Defects responsible for abnormal n-type conductivity in Ag-excess doped PbTe thermoelectrics

TL;DR

This study reveals that Ag interstitial defects act as electron donors in Ag-excess doped PbTe, explaining the abnormal n-type conductivity and high-temperature behavior of the material.

Contribution

It uncovers the role of Ag interstitials as primary donors and explains the doping mechanism in Ag-excess doped PbTe thermoelectrics.

Findings

Ag interstitial ($Ag_I^+$) is the main defect responsible for n-type conductivity.

Formation energy and diffusion barriers explain high-temperature solubility.

Similar defect behavior observed in Au-doped PbTe.

Abstract

We find that Ag-interstitial ($Ag_I$) acts as an electron donor and plays an important role in Ag-excess doped polycrystalline PbTe thermoelectric materials.
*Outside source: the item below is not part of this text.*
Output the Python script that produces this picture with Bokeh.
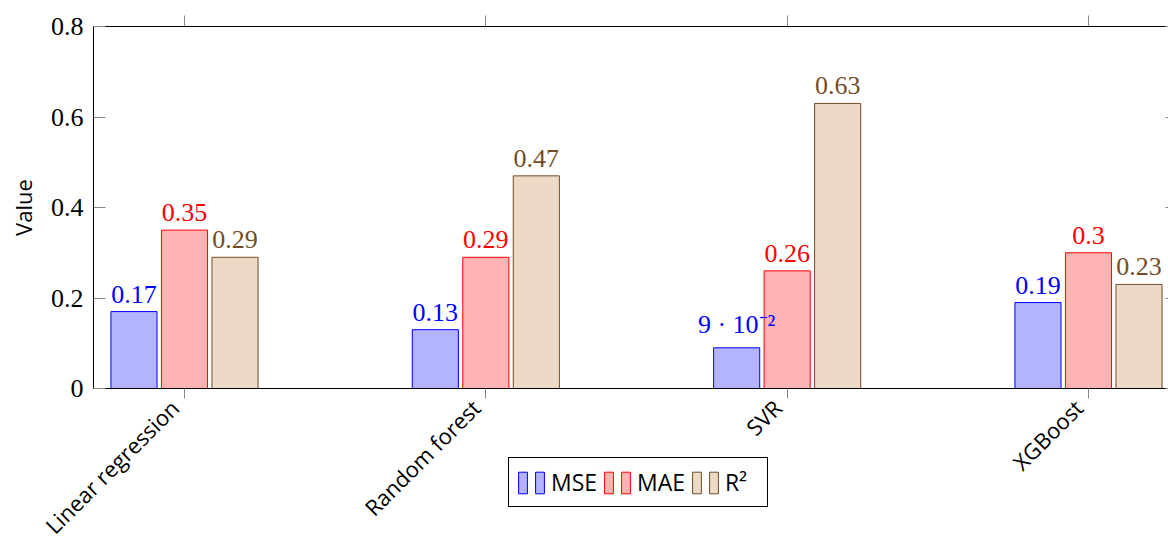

When Ag is heavily doped in PbTe, the neutral (Ag-Ag) dimer defect is formed at the Pb-site and the environment becomes Pb-rich/Te-poor condition. Then the positively ionized Ag interstitial ($Ag_I^+$) defect becomes the major defect under Pb-rich condition. Due to the small formation energy and small diffusion barrier of $Ag_I^+$, Ag can be easily dissolved into the PbTe matrix. The temperature behavior of the Ag defect formation energy well explains the $Ag_I^+$ solubility, the electron carrier generation, and the increasing electrical conductivity in Ag-excess doped polycrystalline PbTe at high temperature. This abnormal doping behavior by forming interstitial defects is also found for Au-doped PbTe.